I have to disagree here.  Flicker can be caused by a 60Hz screen rate
which matches your florescent lights, but it can also be caused by simply
having a bad screen refresh rate.  I personally notice flicker at anything
less than about 70Hz unless the screen is almost completely black, no
matter what sort of lighting there is.  Flicker can also be affected by
the angle and distance from you to your monitor, and to a lesser extent,
by the quality of the monitor itself (it depends how long the pixels glow
after being hit by the scanner beam).  Ironically, higher quality monitors
often have SHORTER glow times (which makes for a crisper image), and
therefore require a higher refresh rate to eliminate flicker.  Of course,
the better monitors usually don't have a problem with using the higher
refresh rate, so you get less flicker and a sharper image. 

Finally, I'm not aware of any reason why a higher refresh rate would
(significantly) slow down your display.  Granted, the CPU cannot speak to
the video card at the same time as the monitor is reading the data. 

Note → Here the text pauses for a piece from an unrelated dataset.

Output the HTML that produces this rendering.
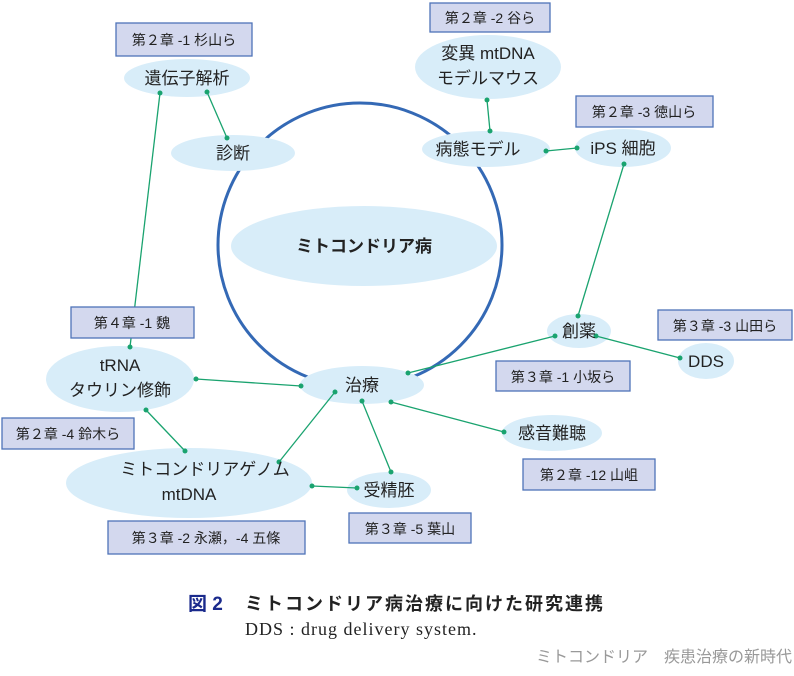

However, the screen doesn't spend a lot of time accessing the video card
anyway and so this effect is minimal.  Most modern video cards pipeline
the data accesses so as to minimize conflicts.  And if your video card has
VRAM or WRAM (which this one probably doesn't as it isn't particularly
high quality) the effect is eliminated altogether as these memory types
can be accessed by both systems at once.